Kalselmedia – Pada pemilu Presiden Amerika Serikat tahun ini, di kubu Partai Republik, mantan Presiden Donald Trump mencoba merebut kembali jabatan itu setelah jeda selama empat tahun. Sementara di kubu Partai Demokrat, ada Wakil Presiden Kamala Harris; seorang penantang baru yang membuat rakyat Amerika bertanya-tanya apakah ia mampu melangkah jauh – sampai ke Oval Office (kantor presiden Amerika Serikat).
Debat presiden pada Selasa malam (10/9), dengan nilai produksi tinggi, saling sindir sebelum acara, dan kandidat yang kontras; terasa seperti pertarungan kelas berat.
Bagi Trump, debat terakhirnya pada akhir Juni lalu berujung kemenangan: hanya beberapa minggu setelah debat melawan Trump, Presiden Joe Biden mengumumkan bahwa ia tidak akan mencalonkan diri kembali setelah performanya dalam debat tidak memuaskan.
Kini, Harris, yang baru beberapa minggu mencalonkan diri sebagai pengganti Biden, akan menghadapi Trump di panggung debat.
Para analis mengatakan debat ini akan lebih dari sekadar tontonan. Pasalnya, sesi debat tatap muka antara keduanya, yang tengah bersaing untuk meraih suara para pemilih yang terpecah, bisa menjadi penentu.
Mereka membawa gaya yang sangat berbeda. Trump telah menyinggung kecerdasan Harris dan memprediksi bahwa peluangnya untuk melawan Harris lebih baik daripada lawan debat terakhirnya, Presiden Biden. “Dia (Biden) adalah orang yang lebih pintar daripada dia (Harris). Oh, mereka sedang menunggu debat,” ujar Trump.
Dan inilah Harris, yang sedang beristirahat sejenak dari latihan debat. “Saya akhirnya bisa beristirahat dari persiapan debat untuk melihat bumbu-bumbu. (Ini adalah) bagian terbaik dari persiapan debat sejauh ini. Ada banyak hal (yang ingin saya sampaikan kepada Trump), tapi lihat, inilah saatnya untuk menghentikan perpecahan. Inilah saatnya untuk menyatukan negara kita untuk memetakan jalan baru ke depan,” kata Harris.
Debat antara Trump dan Biden pada bulan Juni lalu menarik lebih dari 51 juta pemirsa televisi AS. Para analis memperkirakan angka yang sama besarnya dalam pertarungan ini – berikut pertaruhan yang besar pula untuk Harris maupun Trump.
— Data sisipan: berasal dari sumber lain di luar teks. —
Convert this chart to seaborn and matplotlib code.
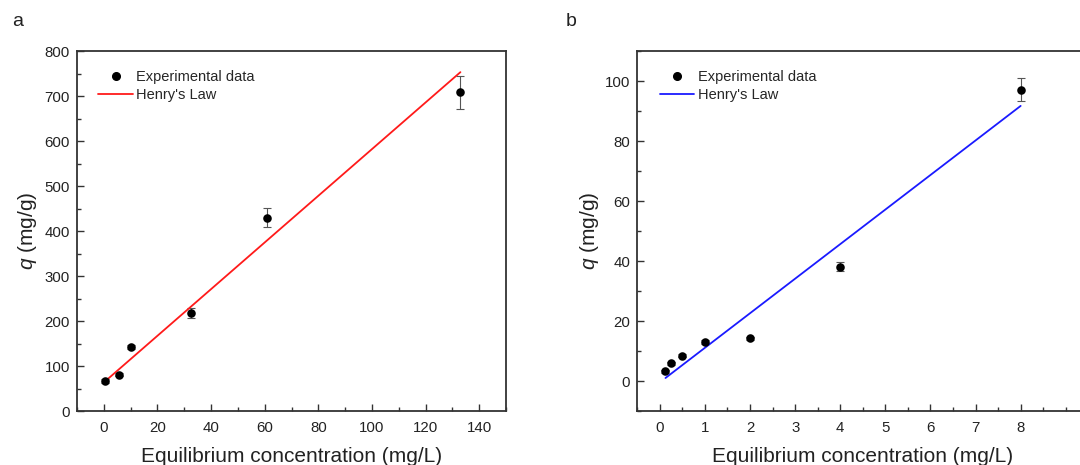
import numpy as np
import pandas as pd
import matplotlib
matplotlib.use("Agg")
import matplotlib.pyplot as plt
import seaborn as sns
from matplotlib.lines import Line2D

# ---------------- data ----------------
a_conc = [0.3, 5.8, 10.3, 32.5, 61.0, 133.0]
a_q = [67, 81, 142, 218, 430, 708]
a_err = [4, 4, 5, 11, 22, 36]
a_fit_x = [0.3, 133.0]
a_fit_y = [65, 753]

b_conc = [0.125, 0.25, 0.5, 1.0, 2.0, 4.0, 8.0]
b_q = [3.3, 6.0, 8.4, 13.1, 14.2, 38.1, 97.1]
b_err = [0.5, 0.5, 0.5, 0.6, 0.6, 1.5, 3.9]
b_fit_x = [0.125, 8.0]
b_fit_y = [1.0, 91.7]

a_xticks = [0, 20, 40, 60, 80, 100, 120, 140]
a_yticks = [0, 100, 200, 300, 400, 500, 600, 700, 800]
b_xticks = [0, 1, 2, 3, 4, 5, 6, 7, 8]
b_yticks = [0, 20, 40, 60, 80, 100]

xlabel = "Equilibrium concentration (mg/L)"
ylabel = r"$\mathit{q}$ (mg/g)"
legend_labels = ["Experimental data", "Henry's Law"]

sns.set_theme(style="ticks")
plt.rcParams['font.family'] = ['Liberation Sans', 'DejaVu Sans']
plt.rcParams['mathtext.fontset'] = 'custom'
plt.rcParams['mathtext.it'] = 'Liberation Sans:italic'
plt.rcParams['mathtext.rm'] = 'Liberation Sans'

fig = plt.figure(figsize=(10.8, 4.65), dpi=100)
W, H = 1080, 465
axA = fig.add_axes([77 / W, (H - 411) / H, (506 - 77) / W, 360 / H])
axB = fig.add_axes([637.3 / W, (H - 411) / H, 451 / W, 360 / H])

spine_col = "#333333"


def draw(ax, x, y, err, fx, fy, col, xlim, ylim, xt, yt, xminor, yminor, ylabpad, legx):
    df = pd.DataFrame({"x": x, "y": y})
    fit = pd.DataFrame({"x": fx, "y": fy})
    ax.errorbar(x, y, yerr=err, fmt="none", ecolor="#555555", elinewidth=0.8,
                capsize=2.8, capthick=0.8, zorder=2)
    sns.lineplot(data=fit, x="x", y="y", ax=ax, color=col, linewidth=1.3, zorder=3)
    sns.scatterplot(data=df, x="x", y="y", ax=ax, color="black", s=38,
                    edgecolor="black", linewidth=0, zorder=4)
    ax.set_xlim(*xlim)
    ax.set_ylim(*ylim)
    ax.set_xticks(xt)
    ax.set_yticks(yt)
    ax.set_xticks(xminor, minor=True)
    ax.set_yticks(yminor, minor=True)
    ax.tick_params(which="major", direction="in", length=5, width=1, color=spine_col,
                   labelsize=10.8, labelcolor="#222222", pad=5)
    ax.tick_params(which="minor", direction="in", length=3, width=1, color=spine_col)
    ax.tick_params(axis="x", pad=7)
    for s in ax.spines.values():
        s.set_color(spine_col)
        s.set_linewidth(1.3)
    ax.set_xlabel(xlabel, fontsize=15, color="#222222", labelpad=9)
    ax.set_ylabel(ylabel, fontsize=15, color="#222222", labelpad=ylabpad)
    handles = [
        Line2D([], [], linestyle="none", marker="o", color="black", markersize=5.5),
        Line2D([], [], color=col, linewidth=1.3),
    ]
    ax.legend(handles, legend_labels, loc="upper left", bbox_to_anchor=(legx, 0.947),
              frameon=False, fontsize=10.5, handlelength=2.35, handletextpad=0.25,
              borderpad=0, borderaxespad=0, labelspacing=0.28)


draw(axA, a_conc, a_q, a_err, a_fit_x, a_fit_y, "#ff1a1a",
     (-10, 150), (0, 800), a_xticks, a_yticks,
     np.arange(-10, 151, 10), np.arange(0, 801, 50), 4, 0.05)
draw(axB, b_conc, b_q, b_err, b_fit_x, b_fit_y, "#1a1aff",
     (-0.5, 9.5), (-10, 110), b_xticks, b_yticks,
     np.arange(-0.5, 9.6, 0.5), np.arange(-10, 111, 10), 3, 0.05)

fig.text(12 / W, 1 - 22 / H, "a", fontsize=14, va="center", ha="left", color="#222222")
fig.text(566 / W, 1 - 22 / H, "b", fontsize=14, va="center", ha="left", color="#222222")

fig.savefig("out.png", dpi=100, facecolor="white")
“Trump harus membuktikan bahwa dia bisa menjadi presiden, dan dia harus membuktikan kepada banyak orang yang melihatnya bahwa dia bisa bersikap tegas dan agresif seperti yang dia inginkan tanpa bersikap kasar; jika dia ingin merangkul siapa pun yang mungkin saat ini tidak mendukungnya. Sementara Kamala Harris harus membuktikan bahwa dia memiliki kualitas sebagai presiden, dan dia harus membuktikan bahwa dia bisa menyerang, dan dia bisa mundur. Ia harus membuktikan bahwa ia bisa mengidentifikasi perbedaan kebijakannya dengan Biden, tapi tetap bergerak dalam platform Partai Demokrat yang sama,” ujar Nate French, Dosen Komunikasi Wake Forest University.
Moderator debat akan memberikan sejumlah pertanyaan kepada para kandidat mengenai isu-isu besar seperti ekonomi, hak reproduksi, kebijakan luar negeri, dan banyak lagi. Setiap kandidat, yang hanya diberi pena, kertas dan air minum, memiliki waktu dua menit untuk menjawab.
“Sampai pada tingkat tertentu, debat ini juga memberi kedua kandidat kesempatan, karena mereka bisa menyampaikan hal-hal yang ingin mereka lakukan, aspirasi mereka, tanpa harus menjelaskan bagaimana mereka akan melakukannya. Namun, yang menjadi penting adalah mereka setidaknya harus bisa menyebutkan seperti apa wujudnya ketika menyampaikan visi mereka,” Jelas Jeremi Suri, Profesor Sejarah di University of Texas at Austin.
Itu semua terjadi di sini, di Philadelphia, Amerika Serikat, kota penuh cinta dan persaudaraan, pada Selasa malam.